The sight and sounds of tram-cars plying the streets of Brussels were among Delvaux’s fondest early memories. “As a child,” he reminisced to Jacques Meuris, “I liked trains and this nostalgia has stayed with me... I paint the trains of my childhood, and consequently, that childhood itself” (quoted in M. Rombaut, Delvaux, Barcelona, 1990, p. 22). As a boy he dreamed of becoming a station-master; among his favorite early subjects as an aspiring painter were the railway lines that traversed the Gare du Quartier Léopold in Brussels, before the construction of a modern station, today the Gare de Bruxelles-Luxembourg. “I remember the Station of the Léopold Quarter when I was 4-5 years old,” Delvaux said, “seeing the waiting rooms of the second and third class, and through the windows I could see the old cars of the times, the old cars that were in use around 1903, the old copper cars” (quoted in Z. Barthelman and J. van Deun, Paul Delvaux: Odyssey of a Dream, Saint-Idesbal, Belgium, 2007, p. 16).

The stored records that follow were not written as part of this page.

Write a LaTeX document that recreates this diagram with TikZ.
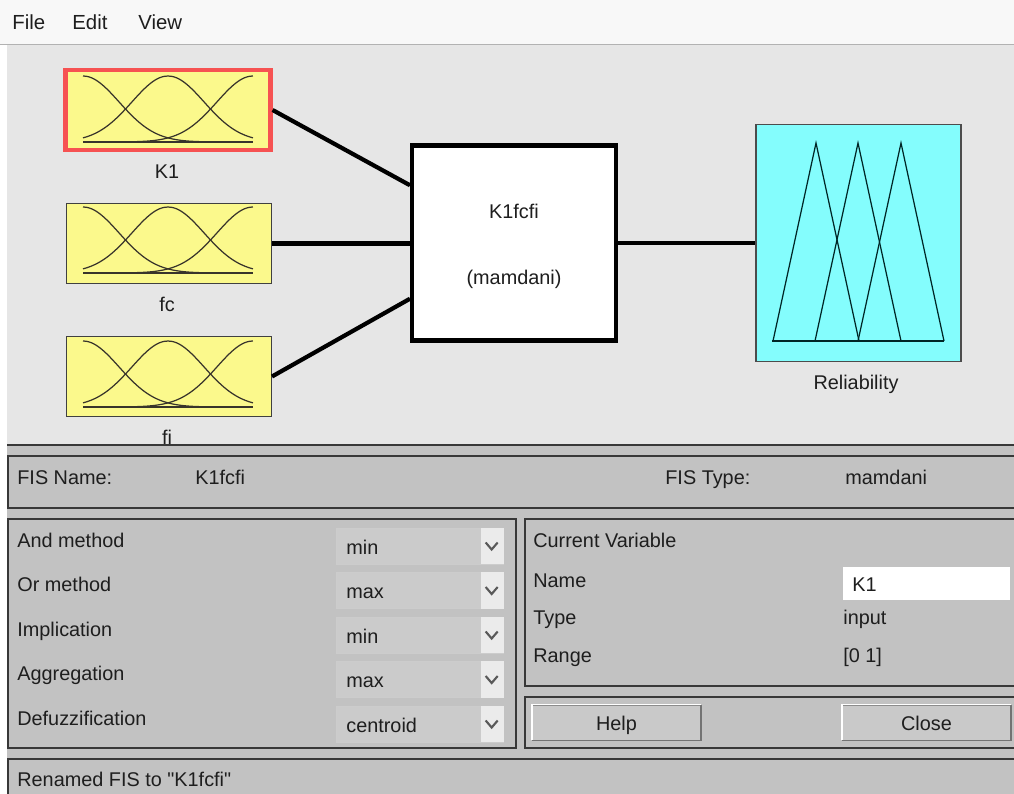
\documentclass[tikz,border=0pt]{standalone}
\usepackage{fontspec}
\setmainfont{Liberation Sans}[Ligatures=TeXOff]
\usetikzlibrary{calc}
\definecolor{menubg}{HTML}{F8F8F8}
\definecolor{upbg}{HTML}{E6E6E6}
\definecolor{lowbg}{HTML}{C2C2C2}
\definecolor{linecol}{HTML}{383838}
\definecolor{mfyellow}{HTML}{FBF98C}
\definecolor{selred}{HTML}{F65252}
\definecolor{mfcyan}{HTML}{84FDFD}
\definecolor{ddbody}{HTML}{CBCBCB}
\definecolor{ddarrow}{HTML}{EBEBEB}
\definecolor{btnfill}{HTML}{C9C9C9}
\definecolor{txtcol}{HTML}{1E1E1E}
\tikzset{
 txt/.style={anchor=base west,inner sep=0pt,text=txtcol,font=\fontsize{11.3}{13.5}\selectfont},
 lab/.style={txt,anchor=base},
 inbox/.style={draw=black!75,line width=0.6pt,fill=mfyellow,minimum width=4.1cm,minimum height=1.6cm,inner sep=0pt},
 mf/.style={draw=black!80!olive,line width=0.7pt},
 wire/.style={line width=2.4pt},
 panelline/.style={draw=linecol,line width=1.1pt},
 dropbox/.style={txt,anchor=west,fill=ddbody,draw=black!20,text width=2.94cm,inner xsep=0.2cm,minimum height=0.72cm,text height=0.36cm,text depth=0.04cm},
 btn/.style={txt,anchor=center,fill=btnfill,draw=black!45,minimum width=3.36cm,minimum height=0.7cm,text height=0.34cm,text depth=0.04cm}
}
\begin{document}
\begin{tikzpicture}[x=0.02cm,y=-0.02cm]
\useasboundingbox (0,0) rectangle (1014,794);
\fill[white] (0,0) rectangle (1014,794);
\fill[menubg] (0,0) rectangle (1014,44);
\draw[black!30,line width=0.8pt] (0,44.5)--(1014,44.5);
\fill[upbg] (7,45) rectangle (1014,445);
\node[txt,font=\fontsize{11.6}{14}\selectfont] (mfile) at (12,30) {File};
\node[txt,font=\fontsize{11.6}{14}\selectfont] (medit) at (72,30) {Edit};
\node[txt,font=\fontsize{11.6}{14}\selectfont] (mview) at (138,30) {View};
\node[inbox,draw=selred,line width=2.4pt] (k1) at (168,110) {};
\node[inbox] (fc) at (169,243.5) {};
\node[inbox] (fi) at (169,376.5) {};
\foreach \yb in {142,273,407}{
  \draw[mf] (83,\yb)--(253,\yb);
  \foreach \c in {0,0.5,1}
    \draw[mf] plot[domain=0:1,samples=41,smooth] ({83+170*\x},{\yb-66*exp(-(\x-\c)*(\x-\c)/0.0901)});
}
\node[lab] (k1lab) at (167,178) {K1};
\node[lab] (fclab) at (167,311) {fc};
\node[lab] (filab) at (167,444) {fi};
\node[draw,line width=2.3pt,fill=white,minimum width=4.08cm,minimum height=3.9cm,inner sep=0pt] (sys) at (514,243) {};
\node[lab] (sysname) at (514,218) {K1fcfi};
\node[lab] (systype) at (514,284) {(mamdani)};
\node[draw=black!70,line width=0.8pt,fill=mfcyan,minimum width=4.1cm,minimum height=4.74cm,inner sep=0pt] (rel) at (858.5,243) {};
\foreach \p in {816,858,901}
  \draw[mf,draw=black!70!teal] ({\p-43},341)--(\p,143)--({\p+43},341);
\draw[mf,draw=black!70!teal] (772,341)--(944,341);
\node[lab] (rellab) at (856,389) {Reliability};
\draw[wire] (k1.east) -- ($(sys.north west)!0.21!(sys.south west)$);
\draw[wire] (fc.east) -- (fc.east -| sys.west);
\draw[wire] (fi.east) -- ($(sys.north west)!0.78!(sys.south west)$);
\draw[wire] (sys.east) -- (rel.west);
\fill[lowbg] (7,445) rectangle (1014,794);
\draw[panelline,line width=1.6pt] (7,445)--(1014,445);
\draw[panelline] (1014,456)--(8,456)--(8,508)--(1014,508);
\node[txt] (fisname) at (17,484) {FIS Name:};
\node[txt] (fisval) at (195,484) {K1fcfi};
\node[txt] (fistype) at (665,484) {FIS Type:};
\node[txt] (fistypeval) at (845,484) {mamdani};
\draw[panelline] (8,519) rectangle (516,748);
\foreach \lab/\val [count=\i from 0] in {And method/min,Or method/max,Implication/min,Aggregation/max,Defuzzification/centroid}{
  \node[txt] (m\i) at (17,{547+44.5*\i}) {\lab};
  \node[dropbox] (dd\i) at (336,{546+44.5*\i}) {\val};
  \fill[ddarrow] ([xshift=-0.46cm]dd\i.north east) rectangle (dd\i.south east);
  \draw[black!65,line width=1.2pt] ([xshift=-0.36cm,yshift=0.07cm]dd\i.east) -- ([xshift=-0.24cm,yshift=-0.07cm]dd\i.east) -- ([xshift=-0.12cm,yshift=0.07cm]dd\i.east);
}
\draw[panelline] (1014,519)--(525,519)--(525,686)--(1014,686);
\node[txt] (curvar) at (533,547) {Current Variable};
\node[txt] (vname) at (533,587) {Name};
\node[txt] (vtype) at (533,624) {Type};
\node[txt] (vrange) at (533,662) {Range};
\node[txt,anchor=west,fill=white,text width=2.98cm,inner xsep=0.18cm,minimum height=0.66cm,text height=0.34cm,text depth=0.04cm] (namefield) at (843,583.5) {K1};
\node[txt] (vtypeval) at (843,624) {input};
\node[txt] (vrangeval) at (843,662) {[0 1]};
\draw[panelline] (1014,697)--(525,697)--(525,748)--(1014,748);
\node[btn] (help) at (616.5,722.5) {Help};
\node[btn] (close) at (926.5,722.5) {Close};
\foreach \b in {help,close}{
  \draw[white,line width=0.9pt] (\b.south west)--(\b.north west)--(\b.north east);
  \draw[black!55,line width=0.9pt] (\b.south west)--(\b.south east)--(\b.north east);
}
\draw[panelline] (1014,759)--(8,759)--(8,794);
\node[txt] (status) at (17,786) {Renamed FIS to "K1fcfi"};
\end{tikzpicture}
\end{document}
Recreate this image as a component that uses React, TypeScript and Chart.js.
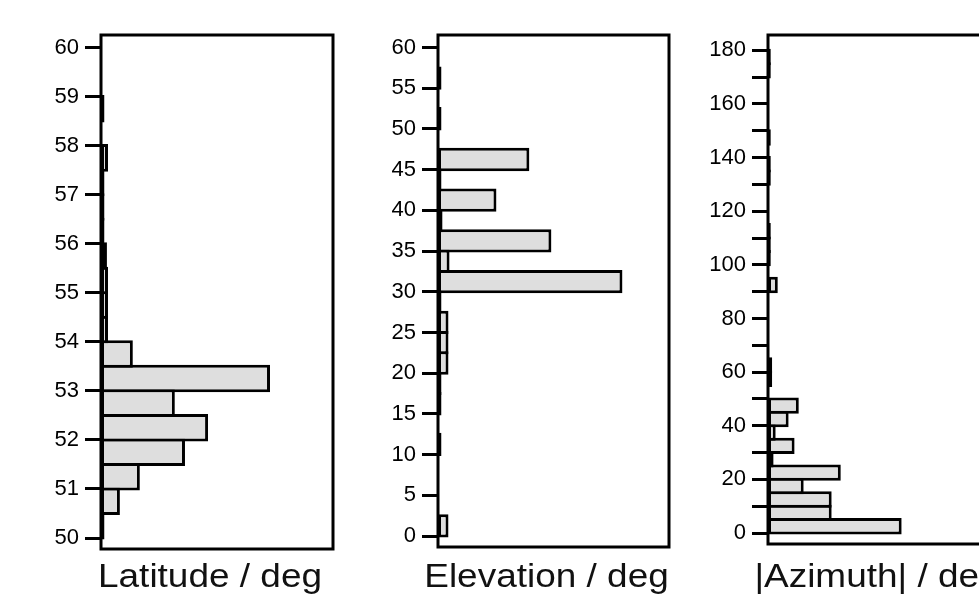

Delvaux also drew inspiration from those half-hidden trains that skirt the horizon in paintings of Giorgio de Chirico, his favorite modern painter, whom he called the “poet of emptiness...because he suggested that poem of silence and absence” (quoted in M. Rombaut, op. cit., 1990, p. 14). The locomotives and carriages Delvaux preferred to depict, as seen in de Chirico and here, are not the modern electric kind, but those dating from the turn of the century or even earlier. “The old steam machines had something human, when they started with their power,” he explained. “I believe that the steam machine fits a painting much better. I believe it has a certain ‘oldness’ and this ‘oldness’ has become customary in my work” (quoted in Z. Barthelman and J. van Deun, op. cit., 2007, p. 45).
To recreate these scenes required special attention to minute realistic detail, which gave Delvaux special pleasure in painting them; at the same time he imbued his locomotives and railway cars with that magical appearance of existing in the peculiar light of memory and nostalgia. To foster this effect, Delvaux favored nocturnal settings, in which the moon represents the inner eye of memory and dream. Indeed, these scenes signify deeper tensions. “Trams, trains and train stations work as recurring figures that represent the tangible and visible sides of reality,” Rombaut has observed. “These same elements stand out on the canvas as signs of repressed desire, forbidden games and stored up dreams that his undeciphered memory has delivered into his hands” (op. cit., 1990, p. 22).